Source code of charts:
-- Begin --

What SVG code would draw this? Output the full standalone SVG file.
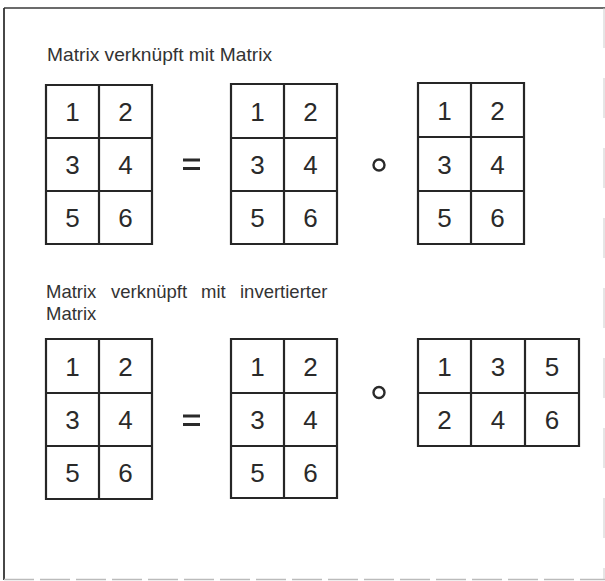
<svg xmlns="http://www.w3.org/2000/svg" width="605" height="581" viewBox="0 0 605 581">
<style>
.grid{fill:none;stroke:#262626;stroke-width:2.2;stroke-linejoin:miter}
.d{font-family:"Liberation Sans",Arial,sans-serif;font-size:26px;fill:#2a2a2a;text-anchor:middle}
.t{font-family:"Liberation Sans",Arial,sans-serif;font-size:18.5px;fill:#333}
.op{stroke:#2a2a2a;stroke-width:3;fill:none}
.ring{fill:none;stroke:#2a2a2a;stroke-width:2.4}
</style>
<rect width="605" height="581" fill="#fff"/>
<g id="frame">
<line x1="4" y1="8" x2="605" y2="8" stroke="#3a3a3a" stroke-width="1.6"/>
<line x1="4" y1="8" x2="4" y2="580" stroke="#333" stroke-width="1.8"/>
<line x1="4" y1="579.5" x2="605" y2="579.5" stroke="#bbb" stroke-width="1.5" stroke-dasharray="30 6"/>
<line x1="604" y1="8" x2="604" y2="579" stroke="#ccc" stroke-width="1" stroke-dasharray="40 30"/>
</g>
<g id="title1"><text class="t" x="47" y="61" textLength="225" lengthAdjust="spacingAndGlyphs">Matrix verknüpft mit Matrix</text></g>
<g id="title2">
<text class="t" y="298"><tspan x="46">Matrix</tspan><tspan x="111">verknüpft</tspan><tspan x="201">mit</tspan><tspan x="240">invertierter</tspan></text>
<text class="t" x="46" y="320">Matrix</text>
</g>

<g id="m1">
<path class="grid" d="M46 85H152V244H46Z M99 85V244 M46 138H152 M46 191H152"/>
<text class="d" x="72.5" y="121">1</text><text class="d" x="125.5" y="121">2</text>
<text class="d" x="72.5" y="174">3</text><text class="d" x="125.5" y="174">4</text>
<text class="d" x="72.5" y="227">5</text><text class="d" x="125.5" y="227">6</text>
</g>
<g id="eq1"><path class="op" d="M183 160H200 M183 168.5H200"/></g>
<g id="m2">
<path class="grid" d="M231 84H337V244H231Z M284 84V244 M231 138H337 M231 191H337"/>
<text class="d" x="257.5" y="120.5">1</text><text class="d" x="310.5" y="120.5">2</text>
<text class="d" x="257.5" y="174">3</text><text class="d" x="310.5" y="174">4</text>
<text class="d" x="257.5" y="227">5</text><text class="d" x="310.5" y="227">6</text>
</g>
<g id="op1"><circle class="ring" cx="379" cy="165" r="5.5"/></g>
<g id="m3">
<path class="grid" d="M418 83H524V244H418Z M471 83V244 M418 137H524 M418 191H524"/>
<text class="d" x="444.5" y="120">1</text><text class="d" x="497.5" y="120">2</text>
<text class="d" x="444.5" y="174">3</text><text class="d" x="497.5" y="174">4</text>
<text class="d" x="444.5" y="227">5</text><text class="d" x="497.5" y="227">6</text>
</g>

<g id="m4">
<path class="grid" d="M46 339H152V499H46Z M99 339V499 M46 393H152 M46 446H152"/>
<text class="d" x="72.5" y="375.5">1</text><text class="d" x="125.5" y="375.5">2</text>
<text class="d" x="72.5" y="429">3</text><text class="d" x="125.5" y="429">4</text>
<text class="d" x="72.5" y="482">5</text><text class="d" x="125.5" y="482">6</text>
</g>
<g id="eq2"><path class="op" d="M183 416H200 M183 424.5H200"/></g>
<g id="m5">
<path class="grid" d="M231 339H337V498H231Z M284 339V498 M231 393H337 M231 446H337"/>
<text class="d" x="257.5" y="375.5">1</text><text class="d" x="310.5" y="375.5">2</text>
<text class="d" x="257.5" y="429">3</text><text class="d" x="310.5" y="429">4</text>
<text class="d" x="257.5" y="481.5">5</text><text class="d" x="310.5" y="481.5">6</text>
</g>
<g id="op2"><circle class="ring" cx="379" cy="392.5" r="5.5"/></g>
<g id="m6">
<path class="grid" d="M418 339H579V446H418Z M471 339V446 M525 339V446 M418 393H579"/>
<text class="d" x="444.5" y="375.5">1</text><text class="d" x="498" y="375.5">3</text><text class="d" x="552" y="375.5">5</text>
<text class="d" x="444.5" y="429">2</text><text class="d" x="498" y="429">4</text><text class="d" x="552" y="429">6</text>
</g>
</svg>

-- End --
-- Begin --

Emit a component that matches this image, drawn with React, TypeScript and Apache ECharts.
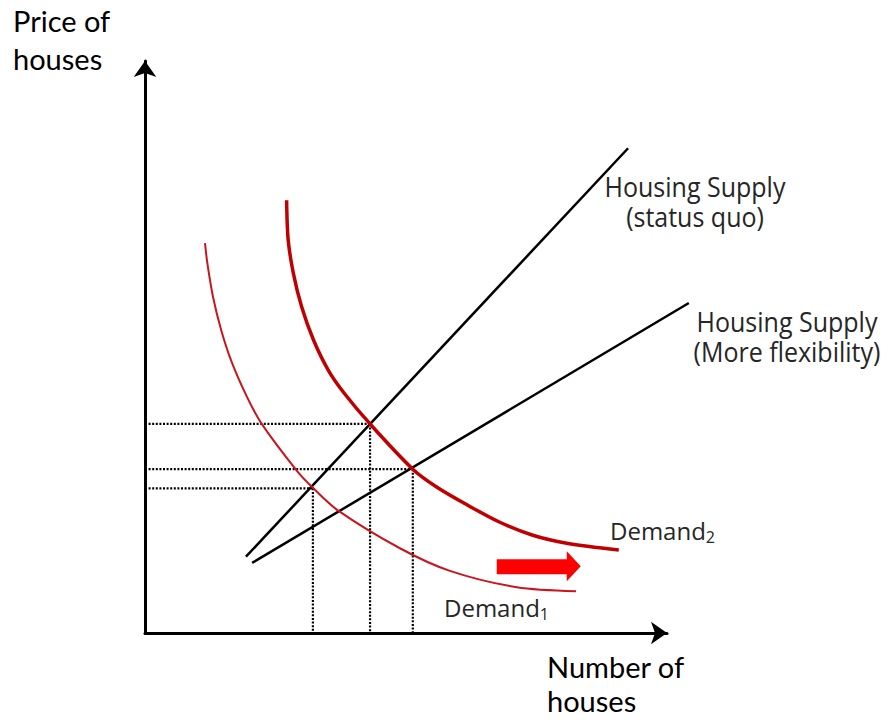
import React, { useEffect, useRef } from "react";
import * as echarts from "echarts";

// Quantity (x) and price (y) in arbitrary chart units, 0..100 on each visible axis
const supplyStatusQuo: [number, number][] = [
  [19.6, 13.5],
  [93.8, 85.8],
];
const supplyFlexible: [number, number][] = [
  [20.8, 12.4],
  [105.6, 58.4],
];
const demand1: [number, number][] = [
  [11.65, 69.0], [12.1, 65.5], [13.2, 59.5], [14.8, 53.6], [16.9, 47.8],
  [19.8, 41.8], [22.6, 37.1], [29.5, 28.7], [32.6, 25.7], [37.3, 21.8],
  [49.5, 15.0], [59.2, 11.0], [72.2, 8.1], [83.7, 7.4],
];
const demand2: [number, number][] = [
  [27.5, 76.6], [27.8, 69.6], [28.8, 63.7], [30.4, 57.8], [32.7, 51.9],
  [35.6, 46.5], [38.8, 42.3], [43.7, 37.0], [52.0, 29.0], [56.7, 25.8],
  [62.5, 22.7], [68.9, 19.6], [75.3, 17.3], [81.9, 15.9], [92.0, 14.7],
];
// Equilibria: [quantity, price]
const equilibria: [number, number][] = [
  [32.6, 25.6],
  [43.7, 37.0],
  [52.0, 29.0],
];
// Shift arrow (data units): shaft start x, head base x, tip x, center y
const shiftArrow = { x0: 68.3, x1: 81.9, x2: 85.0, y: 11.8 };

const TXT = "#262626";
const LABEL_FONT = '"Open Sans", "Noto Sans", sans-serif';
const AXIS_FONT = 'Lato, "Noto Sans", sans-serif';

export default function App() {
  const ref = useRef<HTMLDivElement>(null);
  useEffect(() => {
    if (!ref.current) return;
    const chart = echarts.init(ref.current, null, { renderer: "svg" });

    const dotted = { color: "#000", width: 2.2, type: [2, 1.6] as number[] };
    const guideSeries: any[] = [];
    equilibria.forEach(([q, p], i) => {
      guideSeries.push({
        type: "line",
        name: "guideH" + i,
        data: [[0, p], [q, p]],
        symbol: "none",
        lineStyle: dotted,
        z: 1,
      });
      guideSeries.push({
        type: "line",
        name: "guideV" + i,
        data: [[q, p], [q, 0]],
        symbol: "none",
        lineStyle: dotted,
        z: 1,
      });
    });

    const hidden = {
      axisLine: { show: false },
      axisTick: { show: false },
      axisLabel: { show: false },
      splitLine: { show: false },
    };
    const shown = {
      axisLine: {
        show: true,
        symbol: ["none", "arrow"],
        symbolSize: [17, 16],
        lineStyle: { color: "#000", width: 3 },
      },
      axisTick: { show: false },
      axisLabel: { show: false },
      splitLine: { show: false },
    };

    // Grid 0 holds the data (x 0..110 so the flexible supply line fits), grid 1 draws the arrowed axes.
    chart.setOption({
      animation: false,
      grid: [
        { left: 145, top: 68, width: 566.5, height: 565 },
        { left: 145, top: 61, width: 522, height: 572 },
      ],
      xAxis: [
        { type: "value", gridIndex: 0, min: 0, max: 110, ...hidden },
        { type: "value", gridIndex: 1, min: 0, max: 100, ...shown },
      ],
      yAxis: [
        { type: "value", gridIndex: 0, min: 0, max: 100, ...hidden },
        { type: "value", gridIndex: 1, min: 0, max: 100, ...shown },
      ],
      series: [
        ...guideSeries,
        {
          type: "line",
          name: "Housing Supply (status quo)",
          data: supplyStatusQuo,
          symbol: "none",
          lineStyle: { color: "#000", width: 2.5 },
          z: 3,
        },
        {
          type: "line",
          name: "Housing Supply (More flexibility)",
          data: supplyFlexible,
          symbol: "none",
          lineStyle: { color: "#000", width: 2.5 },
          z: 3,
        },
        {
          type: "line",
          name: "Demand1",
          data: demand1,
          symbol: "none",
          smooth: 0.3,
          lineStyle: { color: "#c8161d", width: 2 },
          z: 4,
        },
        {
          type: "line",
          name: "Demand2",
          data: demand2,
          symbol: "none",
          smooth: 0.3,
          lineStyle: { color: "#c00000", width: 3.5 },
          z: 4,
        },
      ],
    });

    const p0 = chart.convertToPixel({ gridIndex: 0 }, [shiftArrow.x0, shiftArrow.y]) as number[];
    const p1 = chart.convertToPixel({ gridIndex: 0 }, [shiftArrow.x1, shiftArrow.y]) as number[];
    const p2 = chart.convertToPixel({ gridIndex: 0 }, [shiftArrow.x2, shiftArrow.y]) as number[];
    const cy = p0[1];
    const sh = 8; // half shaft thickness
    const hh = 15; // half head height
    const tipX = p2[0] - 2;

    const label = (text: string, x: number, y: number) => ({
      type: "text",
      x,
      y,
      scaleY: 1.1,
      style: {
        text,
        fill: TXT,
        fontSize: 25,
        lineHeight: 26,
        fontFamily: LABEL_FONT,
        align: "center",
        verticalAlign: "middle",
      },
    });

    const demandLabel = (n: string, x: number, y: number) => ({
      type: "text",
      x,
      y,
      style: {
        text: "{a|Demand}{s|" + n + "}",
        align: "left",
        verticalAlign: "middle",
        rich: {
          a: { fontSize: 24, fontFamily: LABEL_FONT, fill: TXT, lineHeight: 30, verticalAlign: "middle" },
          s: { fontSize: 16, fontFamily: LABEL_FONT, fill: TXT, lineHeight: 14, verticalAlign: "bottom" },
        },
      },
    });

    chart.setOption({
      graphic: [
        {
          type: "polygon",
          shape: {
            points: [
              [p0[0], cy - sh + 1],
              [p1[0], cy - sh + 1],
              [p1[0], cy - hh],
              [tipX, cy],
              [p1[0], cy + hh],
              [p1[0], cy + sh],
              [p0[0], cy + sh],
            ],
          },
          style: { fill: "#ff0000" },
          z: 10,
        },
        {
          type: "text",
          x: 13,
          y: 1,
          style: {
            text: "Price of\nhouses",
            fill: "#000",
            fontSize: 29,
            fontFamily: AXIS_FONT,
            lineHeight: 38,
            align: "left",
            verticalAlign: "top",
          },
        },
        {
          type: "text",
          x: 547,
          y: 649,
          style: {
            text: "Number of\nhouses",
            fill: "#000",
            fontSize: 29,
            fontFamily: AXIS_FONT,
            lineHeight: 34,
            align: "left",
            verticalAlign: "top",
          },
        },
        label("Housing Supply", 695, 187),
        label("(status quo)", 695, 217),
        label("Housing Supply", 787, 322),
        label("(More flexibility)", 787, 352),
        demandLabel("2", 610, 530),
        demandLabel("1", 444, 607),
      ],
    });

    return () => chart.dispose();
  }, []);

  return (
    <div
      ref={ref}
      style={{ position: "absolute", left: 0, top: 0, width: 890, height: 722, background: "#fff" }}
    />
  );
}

-- End --

Pull every line containing "React" out of the data above.

→ **Answer to the problem**:
Emit a component that matches this image, drawn with React, TypeScript and Apache ECharts.
import React, { useEffect, useRef } from "react";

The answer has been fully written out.